Return the material exactly as supplied, apart from the pictures, which are omitted.

* start Input for this task *

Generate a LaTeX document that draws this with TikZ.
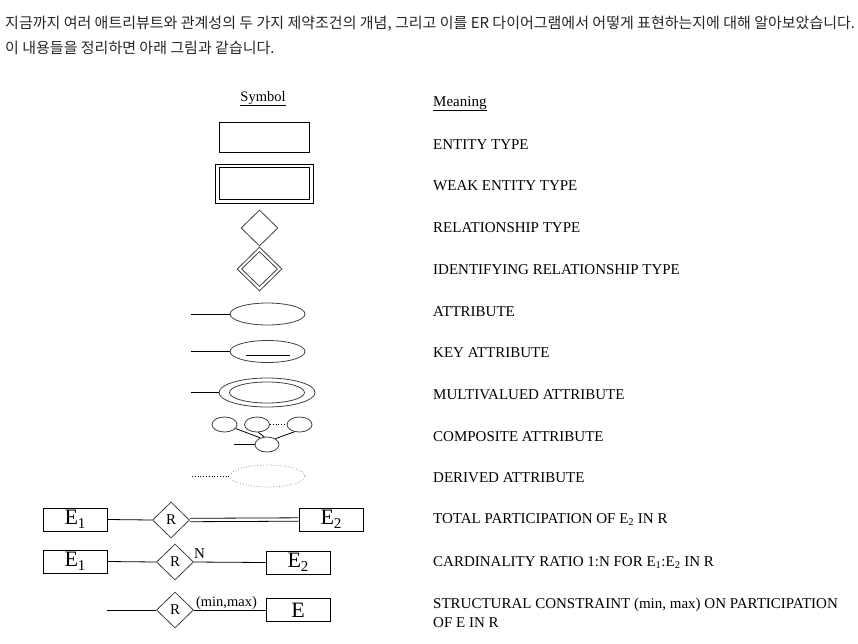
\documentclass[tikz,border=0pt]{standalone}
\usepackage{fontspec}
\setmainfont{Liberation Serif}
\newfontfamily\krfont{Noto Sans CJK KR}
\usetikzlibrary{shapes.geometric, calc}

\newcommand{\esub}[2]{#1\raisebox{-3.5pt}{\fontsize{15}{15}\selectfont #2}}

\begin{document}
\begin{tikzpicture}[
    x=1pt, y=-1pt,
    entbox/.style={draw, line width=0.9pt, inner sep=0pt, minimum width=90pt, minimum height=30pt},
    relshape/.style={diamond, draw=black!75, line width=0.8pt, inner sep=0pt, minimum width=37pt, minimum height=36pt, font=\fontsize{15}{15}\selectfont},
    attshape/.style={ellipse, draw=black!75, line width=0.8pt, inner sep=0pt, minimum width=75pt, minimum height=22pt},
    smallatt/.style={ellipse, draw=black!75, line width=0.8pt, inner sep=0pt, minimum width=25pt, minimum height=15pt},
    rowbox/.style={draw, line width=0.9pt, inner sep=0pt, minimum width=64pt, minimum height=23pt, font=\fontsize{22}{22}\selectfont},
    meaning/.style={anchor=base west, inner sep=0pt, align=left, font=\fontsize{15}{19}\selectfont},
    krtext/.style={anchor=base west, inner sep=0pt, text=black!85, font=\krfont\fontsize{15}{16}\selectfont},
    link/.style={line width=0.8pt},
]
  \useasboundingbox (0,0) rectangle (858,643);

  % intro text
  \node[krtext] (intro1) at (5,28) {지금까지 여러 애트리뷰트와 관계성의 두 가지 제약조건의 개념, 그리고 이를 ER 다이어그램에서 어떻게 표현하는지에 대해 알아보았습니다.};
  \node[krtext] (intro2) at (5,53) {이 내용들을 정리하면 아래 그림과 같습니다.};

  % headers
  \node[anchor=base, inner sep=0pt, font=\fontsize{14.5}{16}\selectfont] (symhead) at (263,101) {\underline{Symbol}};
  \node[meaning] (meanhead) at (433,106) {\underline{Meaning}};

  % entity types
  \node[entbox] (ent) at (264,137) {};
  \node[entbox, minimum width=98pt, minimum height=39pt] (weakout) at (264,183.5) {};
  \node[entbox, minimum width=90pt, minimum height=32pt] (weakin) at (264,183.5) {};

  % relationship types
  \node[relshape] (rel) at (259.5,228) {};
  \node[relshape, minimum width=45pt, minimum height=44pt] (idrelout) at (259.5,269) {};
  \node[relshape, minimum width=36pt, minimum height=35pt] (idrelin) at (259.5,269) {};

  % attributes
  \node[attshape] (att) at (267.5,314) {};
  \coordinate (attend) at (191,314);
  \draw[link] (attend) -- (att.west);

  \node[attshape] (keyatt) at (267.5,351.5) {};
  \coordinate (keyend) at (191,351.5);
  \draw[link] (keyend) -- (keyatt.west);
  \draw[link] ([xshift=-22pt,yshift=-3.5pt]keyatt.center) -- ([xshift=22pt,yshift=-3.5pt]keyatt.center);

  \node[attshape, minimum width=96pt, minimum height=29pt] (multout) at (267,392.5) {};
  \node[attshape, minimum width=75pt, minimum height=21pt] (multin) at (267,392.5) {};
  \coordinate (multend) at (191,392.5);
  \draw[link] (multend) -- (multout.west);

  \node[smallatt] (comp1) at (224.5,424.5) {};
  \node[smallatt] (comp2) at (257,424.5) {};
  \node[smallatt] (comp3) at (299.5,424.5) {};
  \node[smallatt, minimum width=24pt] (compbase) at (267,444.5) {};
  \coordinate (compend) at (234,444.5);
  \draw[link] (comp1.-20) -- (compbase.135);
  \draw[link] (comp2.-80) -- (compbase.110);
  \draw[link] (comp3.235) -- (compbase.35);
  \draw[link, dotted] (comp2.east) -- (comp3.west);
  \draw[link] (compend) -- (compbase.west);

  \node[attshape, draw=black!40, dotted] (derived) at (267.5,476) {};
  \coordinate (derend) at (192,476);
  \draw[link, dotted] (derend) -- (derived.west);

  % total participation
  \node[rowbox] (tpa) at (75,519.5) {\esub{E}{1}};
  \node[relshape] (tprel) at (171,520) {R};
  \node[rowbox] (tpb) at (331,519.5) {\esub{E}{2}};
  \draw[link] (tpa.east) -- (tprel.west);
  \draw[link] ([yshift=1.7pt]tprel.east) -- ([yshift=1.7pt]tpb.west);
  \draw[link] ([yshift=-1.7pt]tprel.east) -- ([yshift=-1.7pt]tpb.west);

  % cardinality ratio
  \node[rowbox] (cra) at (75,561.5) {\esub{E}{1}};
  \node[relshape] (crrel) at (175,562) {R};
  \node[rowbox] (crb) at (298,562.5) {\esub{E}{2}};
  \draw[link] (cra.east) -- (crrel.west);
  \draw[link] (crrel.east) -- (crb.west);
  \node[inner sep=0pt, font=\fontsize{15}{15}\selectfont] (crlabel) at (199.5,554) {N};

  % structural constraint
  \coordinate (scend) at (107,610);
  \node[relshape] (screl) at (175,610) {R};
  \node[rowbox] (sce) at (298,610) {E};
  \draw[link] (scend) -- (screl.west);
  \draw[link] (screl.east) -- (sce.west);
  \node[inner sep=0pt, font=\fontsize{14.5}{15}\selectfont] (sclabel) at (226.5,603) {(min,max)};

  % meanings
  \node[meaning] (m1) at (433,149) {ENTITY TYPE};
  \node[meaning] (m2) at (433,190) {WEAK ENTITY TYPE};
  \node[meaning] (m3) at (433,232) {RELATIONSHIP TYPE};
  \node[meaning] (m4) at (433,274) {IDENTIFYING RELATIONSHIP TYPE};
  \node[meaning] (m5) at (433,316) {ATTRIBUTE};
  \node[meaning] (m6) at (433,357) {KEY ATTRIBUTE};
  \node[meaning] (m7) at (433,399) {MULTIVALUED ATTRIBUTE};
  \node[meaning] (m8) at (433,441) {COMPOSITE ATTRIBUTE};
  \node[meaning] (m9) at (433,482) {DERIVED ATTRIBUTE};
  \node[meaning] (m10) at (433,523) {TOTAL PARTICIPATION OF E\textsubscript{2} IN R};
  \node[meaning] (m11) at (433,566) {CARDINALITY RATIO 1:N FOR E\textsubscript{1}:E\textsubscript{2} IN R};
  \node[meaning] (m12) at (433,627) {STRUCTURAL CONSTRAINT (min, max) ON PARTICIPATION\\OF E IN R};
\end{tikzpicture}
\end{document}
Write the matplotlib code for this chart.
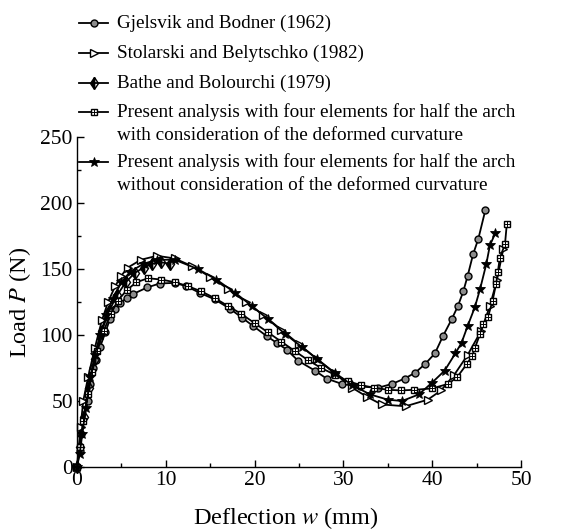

* end Input for this task *

* Worked solution *
Generate a LaTeX document that draws this with TikZ.
\documentclass[tikz,border=0pt]{standalone}
\usepackage{fontspec}
\setmainfont{Liberation Serif}
\newfontfamily\krfont{Noto Sans CJK KR}
\usetikzlibrary{shapes.geometric, calc}

\newcommand{\esub}[2]{#1\raisebox{-3.5pt}{\fontsize{15}{15}\selectfont #2}}

\begin{document}
\begin{tikzpicture}[
    x=1pt, y=-1pt,
    entbox/.style={draw, line width=0.9pt, inner sep=0pt, minimum width=90pt, minimum height=30pt},
    relshape/.style={diamond, draw=black!75, line width=0.8pt, inner sep=0pt, minimum width=37pt, minimum height=36pt, font=\fontsize{15}{15}\selectfont},
    attshape/.style={ellipse, draw=black!75, line width=0.8pt, inner sep=0pt, minimum width=75pt, minimum height=22pt},
    smallatt/.style={ellipse, draw=black!75, line width=0.8pt, inner sep=0pt, minimum width=25pt, minimum height=15pt},
    rowbox/.style={draw, line width=0.9pt, inner sep=0pt, minimum width=64pt, minimum height=23pt, font=\fontsize{22}{22}\selectfont},
    meaning/.style={anchor=base west, inner sep=0pt, align=left, font=\fontsize{15}{19}\selectfont},
    krtext/.style={anchor=base west, inner sep=0pt, text=black!85, font=\krfont\fontsize{15}{16}\selectfont},
    link/.style={line width=0.8pt},
]
  \useasboundingbox (0,0) rectangle (858,643);

  % intro text
  \node[krtext] (intro1) at (5,28) {지금까지 여러 애트리뷰트와 관계성의 두 가지 제약조건의 개념, 그리고 이를 ER 다이어그램에서 어떻게 표현하는지에 대해 알아보았습니다.};
  \node[krtext] (intro2) at (5,53) {이 내용들을 정리하면 아래 그림과 같습니다.};

  % headers
  \node[anchor=base, inner sep=0pt, font=\fontsize{14.5}{16}\selectfont] (symhead) at (263,101) {\underline{Symbol}};
  \node[meaning] (meanhead) at (433,106) {\underline{Meaning}};

  % entity types
  \node[entbox] (ent) at (264,137) {};
  \node[entbox, minimum width=98pt, minimum height=39pt] (weakout) at (264,183.5) {};
  \node[entbox, minimum width=90pt, minimum height=32pt] (weakin) at (264,183.5) {};

  % relationship types
  \node[relshape] (rel) at (259.5,228) {};
  \node[relshape, minimum width=45pt, minimum height=44pt] (idrelout) at (259.5,269) {};
  \node[relshape, minimum width=36pt, minimum height=35pt] (idrelin) at (259.5,269) {};

  % attributes
  \node[attshape] (att) at (267.5,314) {};
  \coordinate (attend) at (191,314);
  \draw[link] (attend) -- (att.west);

  \node[attshape] (keyatt) at (267.5,351.5) {};
  \coordinate (keyend) at (191,351.5);
  \draw[link] (keyend) -- (keyatt.west);
  \draw[link] ([xshift=-22pt,yshift=-3.5pt]keyatt.center) -- ([xshift=22pt,yshift=-3.5pt]keyatt.center);

  \node[attshape, minimum width=96pt, minimum height=29pt] (multout) at (267,392.5) {};
  \node[attshape, minimum width=75pt, minimum height=21pt] (multin) at (267,392.5) {};
  \coordinate (multend) at (191,392.5);
  \draw[link] (multend) -- (multout.west);

  \node[smallatt] (comp1) at (224.5,424.5) {};
  \node[smallatt] (comp2) at (257,424.5) {};
  \node[smallatt] (comp3) at (299.5,424.5) {};
  \node[smallatt, minimum width=24pt] (compbase) at (267,444.5) {};
  \coordinate (compend) at (234,444.5);
  \draw[link] (comp1.-20) -- (compbase.135);
  \draw[link] (comp2.-80) -- (compbase.110);
  \draw[link] (comp3.235) -- (compbase.35);
  \draw[link, dotted] (comp2.east) -- (comp3.west);
  \draw[link] (compend) -- (compbase.west);

  \node[attshape, draw=black!40, dotted] (derived) at (267.5,476) {};
  \coordinate (derend) at (192,476);
  \draw[link, dotted] (derend) -- (derived.west);

  % total participation
  \node[rowbox] (tpa) at (75,519.5) {\esub{E}{1}};
  \node[relshape] (tprel) at (171,520) {R};
  \node[rowbox] (tpb) at (331,519.5) {\esub{E}{2}};
  \draw[link] (tpa.east) -- (tprel.west);
  \draw[link] ([yshift=1.7pt]tprel.east) -- ([yshift=1.7pt]tpb.west);
  \draw[link] ([yshift=-1.7pt]tprel.east) -- ([yshift=-1.7pt]tpb.west);

  % cardinality ratio
  \node[rowbox] (cra) at (75,561.5) {\esub{E}{1}};
  \node[relshape] (crrel) at (175,562) {R};
  \node[rowbox] (crb) at (298,562.5) {\esub{E}{2}};
  \draw[link] (cra.east) -- (crrel.west);
  \draw[link] (crrel.east) -- (crb.west);
  \node[inner sep=0pt, font=\fontsize{15}{15}\selectfont] (crlabel) at (199.5,554) {N};

  % structural constraint
  \coordinate (scend) at (107,610);
  \node[relshape] (screl) at (175,610) {R};
  \node[rowbox] (sce) at (298,610) {E};
  \draw[link] (scend) -- (screl.west);
  \draw[link] (screl.east) -- (sce.west);
  \node[inner sep=0pt, font=\fontsize{14.5}{15}\selectfont] (sclabel) at (226.5,603) {(min,max)};

  % meanings
  \node[meaning] (m1) at (433,149) {ENTITY TYPE};
  \node[meaning] (m2) at (433,190) {WEAK ENTITY TYPE};
  \node[meaning] (m3) at (433,232) {RELATIONSHIP TYPE};
  \node[meaning] (m4) at (433,274) {IDENTIFYING RELATIONSHIP TYPE};
  \node[meaning] (m5) at (433,316) {ATTRIBUTE};
  \node[meaning] (m6) at (433,357) {KEY ATTRIBUTE};
  \node[meaning] (m7) at (433,399) {MULTIVALUED ATTRIBUTE};
  \node[meaning] (m8) at (433,441) {COMPOSITE ATTRIBUTE};
  \node[meaning] (m9) at (433,482) {DERIVED ATTRIBUTE};
  \node[meaning] (m10) at (433,523) {TOTAL PARTICIPATION OF E\textsubscript{2} IN R};
  \node[meaning] (m11) at (433,566) {CARDINALITY RATIO 1:N FOR E\textsubscript{1}:E\textsubscript{2} IN R};
  \node[meaning] (m12) at (433,627) {STRUCTURAL CONSTRAINT (min, max) ON PARTICIPATION\\OF E IN R};
\end{tikzpicture}
\end{document}
Write the matplotlib code for this chart.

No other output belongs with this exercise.